May 22, 2004 16:15
SO last night I went out and saw Shrek 2 with nora bizzia and jonoah. We ran into other people like Becca, Olivia, Melissa and people. And guess who else I saw? NICK. I hate not seeing people, because I miss people way too easily. It's kind of bad, like this summer when so many people really will be happy to be away from other people. I'll be sitting in my humid house, wondering where everyone is at that moment. As I do this they'll probably be hooking up with someone or doing some other random shit. Lets hope my summer doesn't suck that badly, there is a major plus though:No School. Why do we have to let our lives wither away in this hell hole they call pyle. I mean really, most teachers seem like they are out to get you.
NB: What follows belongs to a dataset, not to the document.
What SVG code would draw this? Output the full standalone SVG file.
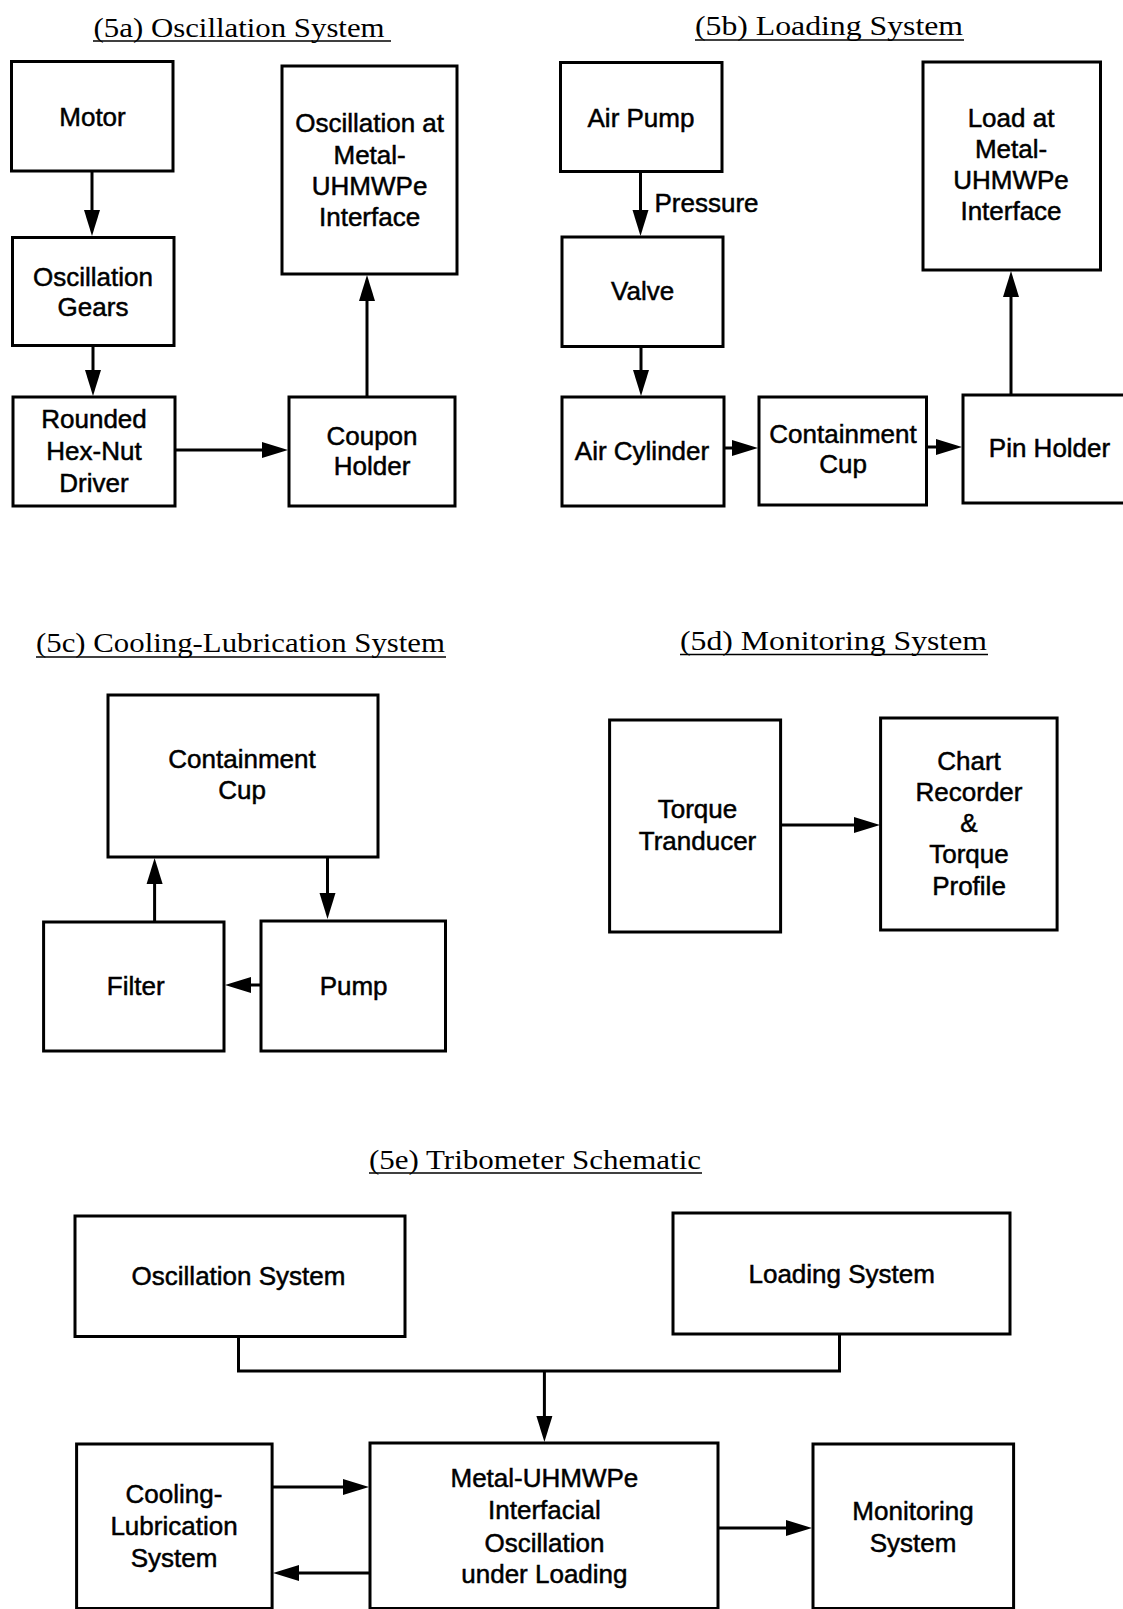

Work is a pain in the ass, and I know I'm in 8th grade but I stil can't grasp the concept of homework. Which means I have to do really well on tests to keep my grades reletivly good.
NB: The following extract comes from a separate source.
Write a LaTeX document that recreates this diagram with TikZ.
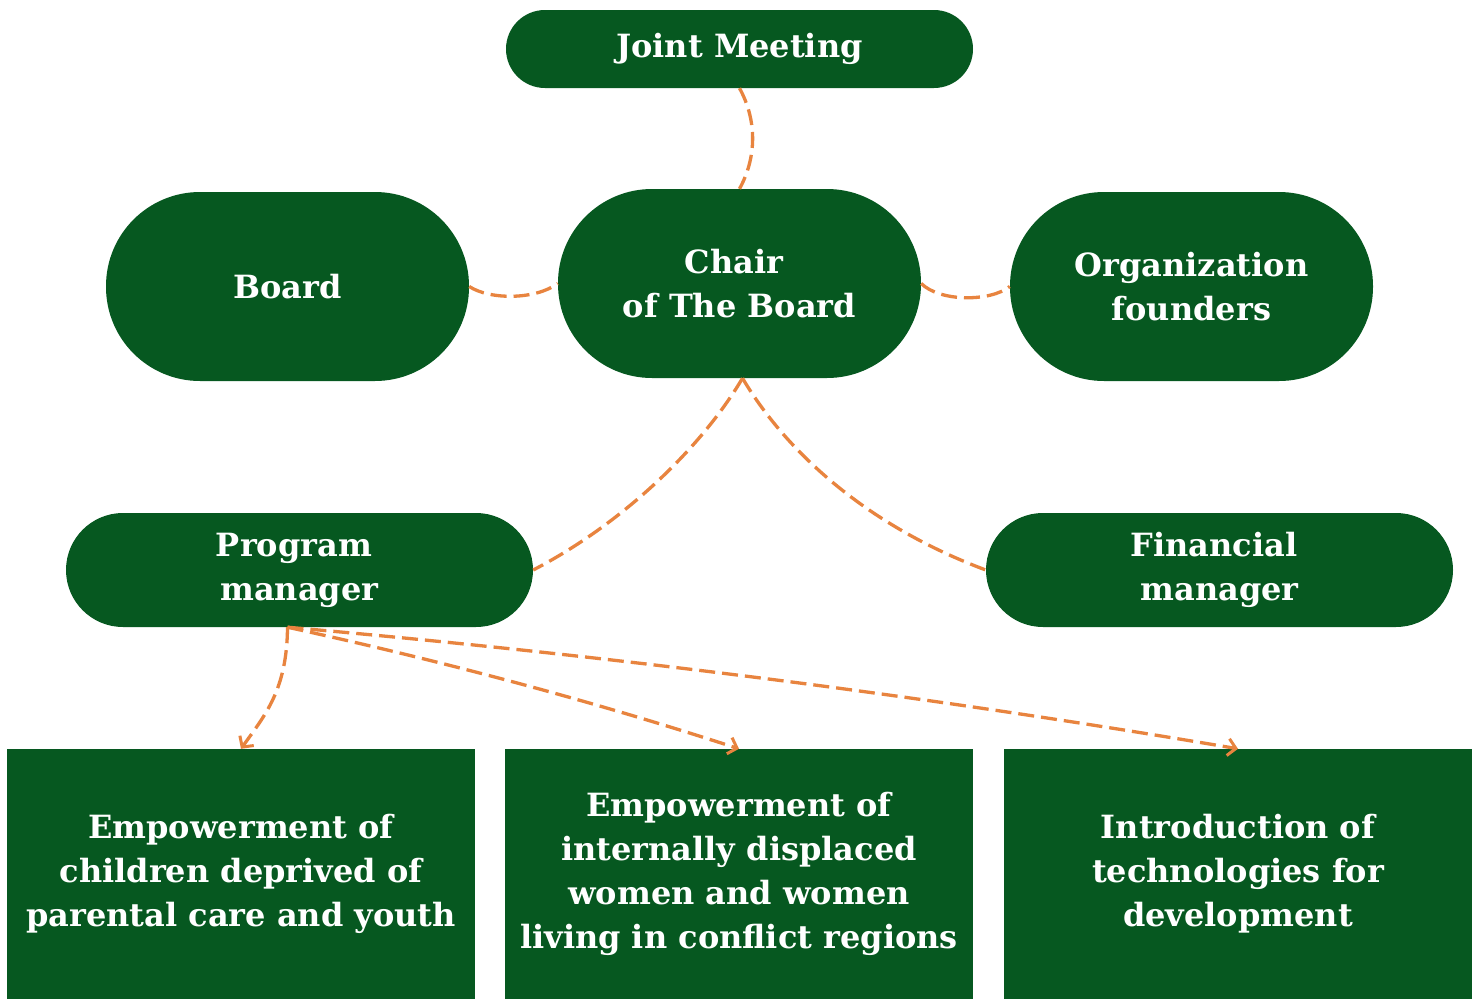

I want to be an artist anyways (ha like I'm good enough to make any money off my art and/or go to school for it) But I still want to do something with art later on and I want to forget all this other crap they teach us. Really, how many people are going to need to know the Z tables or whatever? Or how many times when you get out of school are you going to need to diagram sentences or learn about some war that happened hundreds of years ago? Whatever, I would never be able to win this battle. No one would. Especially because the authority at our school is too damn stubborn to admit that they are wrong. Not with teaching us but how they do it, and what we get in trouble for. It bothers me. Maybe I'll drop out? No my sisters going to a good college I'd be even more of an outcast in my family then I am now. That would be bothersome. I don't like being so different from people that you are with so much. It makes things awkward and it makes you feel stupid for being yourself.
I hate when people try and change who they are.
Especially when it's for someone else, I barely respect people that do that. Because when you do that, not only is it degrading to you but you are making the other person the ignorant one that doesn't really know you. This, I think, is especially bad when it's in a relationship like boyfriend/girlfriend stuff...
I shouldn't get into this depressing topic of going out with people.
SighSigh.
I probably could go into because Allegra is the only one that reads this. But I really needed to write, I really wanted too.
And I'm just cool enough to write in an online diary. WOOT.